Søren Kierkegaard (1813-1855 CE), the great Danish philosopher and forerunner of existentialism, was born in the Danish city of Copenhagen, and throughout his life he enjoyed walking through the city, greeting everyone he met as his equal regardless of their station in life. As a young boy, Kierkegaard’s father drilled him with difficult lessons so he would be the top student in his class, but to prevent his son from developing selfish pride, the father demanded that his son get the third best grades in the class, purposefully making mistakes to prevent the boy from being recognized as first or second student.
For Kierkegaard, genuine truth is human subjectivity and perspective, and it is only the individual who accepts subjectivity who comes to realize the greater truth insofar as it is achievable by individuals. For Kierkegaard, truth is not objective, but subjective, not an object achieved, but a test withstood, not a hurdle overcome, but an experience endured. Kierkegaard argued that no social system can authentically give the individual meaning and truth. Individuals must make choices, and if they choose to go along with the masses, they have sacrificed their own ability to give truth meaning. Kierkegaard wrote that he could have, like most scholars of his day, become a voice pronouncing the greatness and objectivity of his race, his country, his historical period, his fellow scholars, but rather than commit treason to truth he chose to become a spy, a solitary individual who chronicled the hypocrisy of all claims to objectivity.
To be an individual is to experience “a vertigo of possibilities”, the monstrosity of spontaneity. Kierkegaard wrote, “We are condemned to be free”. It is our freedom, the experience of the infinite, undefined and unbounded, which unites us most intimately with our world. Kierkegaard argued that one can overcome the angst, the vertigo of possibilities, by making a leap of faith, by choosing to believe in something and act with some purpose in spite of the fact that beliefs and purposes can never be fully justified. Only this is authentic individuality and truth, having chosen what one is to be, with the honest recognition of the freedom involved in the choice.
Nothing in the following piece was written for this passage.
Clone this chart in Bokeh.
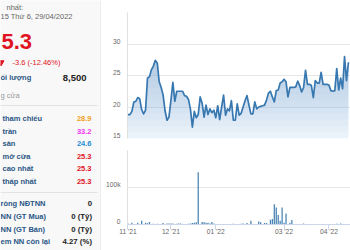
import numpy as np
import pandas as pd
from bokeh.plotting import figure
from bokeh.layouts import row, column
from bokeh.models import Range1d, FixedTicker, Span
from bokeh.core.properties import value
from bokeh.embed import file_html
from bokeh.resources import INLINE

# ---------------- data ----------------
start_date = "2021-11-01"
market_holidays = ["2022-01-03", "2022-01-31", "2022-02-01", "2022-02-02",
                   "2022-02-03", "2022-02-04", "2022-04-11"]

close_price = [
    18.8, 18.8, 19.3, 20.8, 20.9, 21.5, 21.3, 19.6, 18.9, 19.5,
    24.6, 24.8, 25.9, 26.5, 27.4, 27.0, 24.0, 23.1, 21.9, 19.4,
    17.9, 18.4, 21.0, 23.9, 20.9, 22.5, 22.5, 22.5, 22.5, 21.8,
    21.7, 21.2, 19.7, 16.8, 19.3, 18.3, 18.8, 21.6, 20.6, 18.4,
    20.3, 18.8, 19.7, 19.1, 19.5, 18.3, 20.2, 18.0, 20.0, 21.9,
    18.7, 19.7, 19.4, 21.0, 17.9, 17.9, 20.5, 18.7, 19.0, 20.0,
    21.0, 21.8, 20.3, 18.9, 18.9, 20.8, 19.7, 20.0, 20.1, 20.2,
    20.3, 21.1, 22.2, 22.5, 21.6, 20.8, 22.6, 22.7, 23.8, 24.0,
    24.4, 24.0, 21.6, 23.1, 23.1, 23.1, 23.2, 24.1, 23.4, 22.4,
    23.1, 25.8, 23.6, 23.6, 23.4, 21.5, 24.2, 23.8, 23.8, 25.5,
    23.6, 23.6, 23.6, 23.5, 22.6, 22.5, 22.6, 26.1, 22.7, 24.6,
    22.9, 28.0, 24.2, 27.1,
]

volume = [
    3000, 0, 5000, 0, 0, 4500, 0, 10000, 0, 4500,
    3500, 7000, 0, 2000, 0, 2000, 0, 0, 4000, 0,
    3000, 3000, 3000, 3000, 0, 2000, 3000, 3000, 0, 0,
    0, 2000, 3000, 4000, 4500, 6000, 141000, 0, 7000, 6000,
    5000, 4500, 3000, 7000, 3000, 0, 0, 0, 1000, 0,
    0, 0, 0, 0, 2000, 0, 0, 0, 2000, 3000,
    0, 4000, 0, 10000, 0, 0, 0, 8000, 6000, 0,
    4000, 4000, 0, 13000, 15000, 55000, 46000, 26000, 10000, 46000,
    5000, 30000, 0, 5000, 12000, 0, 0, 0, 0, 0,
    3000, 0, 0, 0, 0, 0, 0, 0, 0, 0,
    0, 0, 0, 0, 0, 0, 0, 2000, 0, 3000,
    0, 0, 0, 0,
]

month_ticks = ["2021-11", "2021-12", "2022-01", "2022-03", "2022-04"]
month_labels = ["11 '21", "12 '21", "01 '22", "03 '22", "04 '22"]

price_ticks = [15, 20, 25, 30, 35]
price_tick_labels = ["15", "20", "25", "30", ""]
volume_ticks = [0, 100000, 200000]
volume_tick_labels = ["0", "100k", ""]

header_lines = ["nhất:", "15 Thứ 6, 29/04/2022"]
last_price = "5.3"
change_text = "-3.6 (-12.46%)"
volume_label = "ối lượng"
volume_value = "8,500"
status_text = "g cửa"
quote_labels = ["tham chiếu", "trần", "sàn", "mở cửa", "cao nhất", "thấp nhất"]
quote_values = ["28.9", "33.2", "24.6", "25.3", "25.3", "25.3"]
foreign_labels = ["ròng NĐTNN", "NN (GT Mua)", "NN (GT Bán)", "em NN còn lại"]
foreign_values = ["0", "0 (Tỷ)", "0 (Tỷ)", "4.27 (%)"]

# ---------------- derived ----------------
dates = pd.bdate_range(start_date, periods=len(close_price), freq="C",
                       holidays=market_holidays)
idx = np.arange(len(close_price))
price = np.array(close_price, dtype=float)
months = dates.strftime("%Y-%m")
tick_pos = [int(np.argmax(months == m)) for m in month_ticks]

# ---------------- styles ----------------
FONT = "Liberation Sans"
RED = "#e0141e"
LABEL_BLUE = "#2a5785"
GRID = "#e6e6e6"
AXIS_TXT = "#666666"
quote_colors = ["#f5a021", "#ee33ee", "#1f8dd6", RED, RED, RED]
LABEL_LIFT_PX = 3  # axis labels sit slightly above their grid line

# ---------------- left info panel ----------------
PANEL_BG = "#f8f8f8"
lp = figure(width=101, height=250, x_range=Range1d(0, 101), y_range=Range1d(250, 0),
            x_axis_location=None, y_axis_location=None, toolbar_location=None,
            output_backend="svg", min_border=0, outline_line_color=None,
            background_fill_color=PANEL_BG, border_fill_color=PANEL_BG)
lp.grid.visible = False
lp.add_layout(Span(location=100.5, dimension="height", line_color="#e3e3e3", line_width=1))
lp.segment(x0=[0, 0], y0=[105, 192], x1=[97, 97], y1=[105, 192], line_color="#e3e3e3", line_width=1)

def txt(x, y, t, color, size, bold=False, align="left"):
    lp.text(x=x, y=y, text=t, text_color=color, text_font=value(FONT),
            text_font_size=value(size), text_font_style="bold" if bold else "normal",
            text_align=align, text_baseline="middle")

txt([6, 0], [6.5, 15.5], header_lines, "#666666", "7.5px")
txt([1], [41], [last_price], RED, "22px", bold=True)
lp.scatter(x=[0.5], y=[62], marker="inverted_triangle", size=6, color=RED)
txt([12], [62], [change_text], RED, "7.5px")
txt([0], [77], [volume_label], LABEL_BLUE, "7.5px", bold=True)
txt([86], [77], [volume_value], "#222222", "9.5px", bold=True, align="right")
txt([0], [95], [status_text], "#999999", "7.5px")

q_y = [118, 130.7, 143.2, 156, 168.3, 180.8]
txt([2] * len(quote_labels), q_y, quote_labels, LABEL_BLUE, "7.5px", bold=True)
for yy, v, c in zip(q_y, quote_values, quote_colors):
    txt([91], [yy], [v], c, "7.5px", bold=True, align="right")

f_y = [203, 216, 228.7, 241]
txt([0] * len(foreign_labels), f_y, foreign_labels, LABEL_BLUE, "7.5px", bold=True)
txt([91.5] * len(foreign_values), f_y, foreign_values, "#222222", "7.8px", bold=True, align="right")

# ---------------- charts ----------------
xr = Range1d(-0.25, 114.05)

PRICE_FRAME_H = 126
VOL_FRAME_H = 74
pf = figure(width=249, height=144, x_range=xr, y_range=Range1d(15, 35),
            x_axis_location=None, toolbar_location=None, output_backend="svg",
            min_border_left=26, min_border_right=0, min_border_top=12, min_border_bottom=6,
            outline_line_color=None, background_fill_color="white", border_fill_color="white")

# gradient-like area fill
FILL = "#5b9bd5"
pf.varea(x=idx, y1=15, y2=price, fill_color=FILL, fill_alpha=0.12)
for lvl in np.arange(16, 29, 1.0):
    pf.varea(x=idx, y1=lvl, y2=np.maximum(price, lvl), fill_color=FILL, fill_alpha=0.04)
pf.line(idx, price, line_color="#3878b0", line_width=1.7, line_join="round")

vf = figure(width=249, height=106, x_range=xr, y_range=Range1d(0, 200000),
            toolbar_location=None, output_backend="svg",
            min_border_left=26, min_border_right=0, min_border_top=6, min_border_bottom=26,
            outline_line_color=None, background_fill_color="white", border_fill_color="white")
vf.vbar(x=idx, top=volume, width=0.65, fill_color="#4a84b4", line_color=None)

for f, ticks, labels, frame_h in ((pf, price_ticks, price_tick_labels, PRICE_FRAME_H),
                                  (vf, volume_ticks, volume_tick_labels, VOL_FRAME_H)):
    span = f.y_range.end - f.y_range.start
    lift = LABEL_LIFT_PX * span / frame_h
    label_pos = [t + lift for t in ticks]
    f.xgrid.visible = False
    f.ygrid.ticker = FixedTicker(ticks=ticks)
    f.ygrid.grid_line_color = GRID
    f.yaxis.ticker = FixedTicker(ticks=label_pos)
    f.yaxis.major_label_overrides = {p: l for p, l in zip(label_pos, labels)}
    f.yaxis.axis_line_color = "#e0e0e0"
    f.yaxis.major_tick_line_color = None
    f.yaxis.minor_tick_line_color = None
    f.yaxis.major_label_text_font = FONT
    f.yaxis.major_label_text_font_size = "6.7px"
    f.yaxis.major_label_text_color = AXIS_TXT
    f.yaxis.major_label_standoff = 1

vf.xaxis.ticker = FixedTicker(ticks=tick_pos)
vf.xaxis.major_label_overrides = {t: l for t, l in zip(tick_pos, month_labels)}
vf.xaxis.axis_line_color = "#ccd6eb"
vf.xaxis.major_tick_line_color = "#ccd6eb"
vf.xaxis.major_tick_out = 5
vf.xaxis.major_tick_in = 0
vf.xaxis.minor_tick_line_color = None
vf.xaxis.major_label_standoff = -2
vf.xaxis.major_label_text_font = FONT
vf.xaxis.major_label_text_font_size = "6.7px"
vf.xaxis.major_label_text_color = AXIS_TXT

layout = row(lp, column(pf, vf, spacing=0), spacing=0)
open("out.html", "w").write(file_html(layout, INLINE))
Kierkegaard saw himself as a true follower of Socrates, who argued that he knew that he did not know, which is why the Oracle at Delphi said that no man was wiser than he. Kierkegaard wrote his college thesis on Socrates, irony, and indirect communication, much as Kierkegaard himself indirectly communicated through his pseudonyms. Socrates never made great claims to truth, and would instead use analogy, myth, and paradox to show that human judgements and beliefs are problematic and contradictory even as they assert themselves with certainty, which Kierkegaard argued was also the method of Jesus. Kierkegaard wrote that Socrates “approached each man individually, deprived him of everything, and sent him away empty-handed”. Socrates showed others that they did not truly know what they believed themselves to know, and he was killed by the Athenian assembly just as Jesus was killed for questioning the Pharisees.
Kierkegaard’s works are dominated by theological concerns, wondering on many pages about the individual’s relationship to God and Jesus. For Kierkegaard, the meaning of Christianity was not the achievement of objectivity, but the acceptance of subjectivity, of individually lacking the God’s eye view. Kierkegaard was brutally critical of the Danish Lutheran Church for presenting itself as the objective truth, and argued that it is only as an individual that one can be a genuine Christian. Kierkegaard argued that Christianity began as a rebellion against the status quo, but then became the entrenched regime.
After healing a blind man, Jesus rebuked the Pharisees, the political and religious establishment of his time, and said that because they think they see they are in fact blind. In his later years, Kierkegaard attacked the Danish Church without mercy, and at his funeral a fight broke out when young theology students, progressive and inspired by Kierkegaard, protested that the church was attempting to hijack his name and fame by calling him one of their own after he had so bitterly attacked their hypocrisy for decades. Kierkegaard wanted his tombstone to read only, “The Individual”, though his relatives decided otherwise.